2. Security & coordination: Cross-rollup messaging is complex and introduces attack surfaces that need careful design and auditing.
3. Token economics: Maintaining a balance between utility, staking incentives, and speculative demand will be crucial for long-term health.
Caldera’s path forward requires concrete integrations, strong security audits, and active developer tooling to convert hype into sustainable usage.
Long-term potential — a plausible future
If Caldera nails ease-of-use and true interoperability, it could become the go-to platform for modular rollups — the AWS-like layer for teams building fast, specialized chains.

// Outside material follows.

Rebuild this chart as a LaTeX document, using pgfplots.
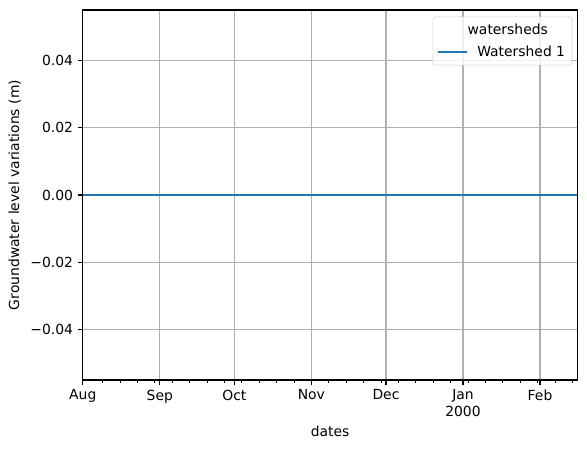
\documentclass[border=0pt]{standalone}
\usepackage{fontspec}
\setmainfont{DejaVu Sans}
\usepackage{pgfplots}
\pgfplotsset{compat=1.18}
\definecolor{tabblue}{HTML}{1F77B4}
\pgfplotsset{mplline/.style={legend image code/.code={\draw[#1] (0pt,0pt) -- (21pt,0pt);}}}
\begin{document}
\begin{tikzpicture}
\begin{axis}[
  scale only axis, width=356pt, height=266.4pt,
  xmin=0, xmax=199, ymin=-0.055, ymax=0.055,
  xtick={0,31,61,92,122,153,184},
  xticklabels={Aug,Sep,Oct,Nov,Dec,{Jan\\2000},Feb},
  x tick label style={align=center},
  minor xtick={8,15,...,197},
  ytick={-0.04,-0.02,0,0.02,0.04},
  yticklabels={−0.04,−0.02,0.00,0.02,0.04},
  grid=major, major grid style={color=black!31, line width=0.8pt},
  tick align=outside, tick pos=left,
  major tick length=3.5pt, minor tick length=2pt,
  major tick style={black, line width=0.8pt},
  minor tick style={black, line width=0.6pt},
  axis line style={line width=0.8pt},
  xlabel={dates}, ylabel={Groundwater level variations (m)},
  legend style={at={(rel axis cs:1,1)}, anchor=north east, xshift=-3.6pt, yshift=-4.8pt,
    draw=black!18, rounded corners=2pt, fill=white, fill opacity=0.8, text opacity=1,
    font=\fontsize{10}{12}\selectfont, column sep=4.5pt, row sep=2.5pt,
    inner xsep=3pt, inner ysep=3pt},
  legend cell align=left,
]
\addlegendimage{empty legend}
\addlegendentry{\hspace*{-7pt}watersheds}
\addplot[tabblue, line width=1.5pt, mplline] coordinates {(0,0) (50,0) (100,0) (150,0) (199,0)};
\addlegendentry{Watershed 1}
\coordinate (bl) at (rel axis cs:-0.1674,-0.1865);
\coordinate (tr) at (rel axis cs:1.0196,1.027);
\end{axis}
\pgfresetboundingbox
\path (bl) rectangle (tr);
\end{tikzpicture}
\end{document}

That would make $ERA a protocol-level utility token used for cross-rollup gas, governance, and coordination — not just a launch-week rally token.
Binance-level support and the early airdrop provide shortened paths to liquidity and user acquisition; the harder work is building durable developer ecosystems and meaningful transaction volume across launched rollups. If those pieces fall into place, Caldera could be a core piece of Web3 infrastructure for years to come.
Final take — why Caldera matters now
Caldera is betting on a future where Web3 is modular, fast, and interconnected. That future needs infrastructure that makes rollups easy to launch and effortless to connect. With a metalayer-first approach, Binance-level visibility, and aggressive distribution tactics, Caldera has a shot at becoming the plumbing behind many next-gen blockchains — if it can turn launch momentum into real developer traction. So: are we watching the scaffolding of the next major Web3 era being laid down? The signs say yes — but the real proof will be in the rollups that choose to build on it.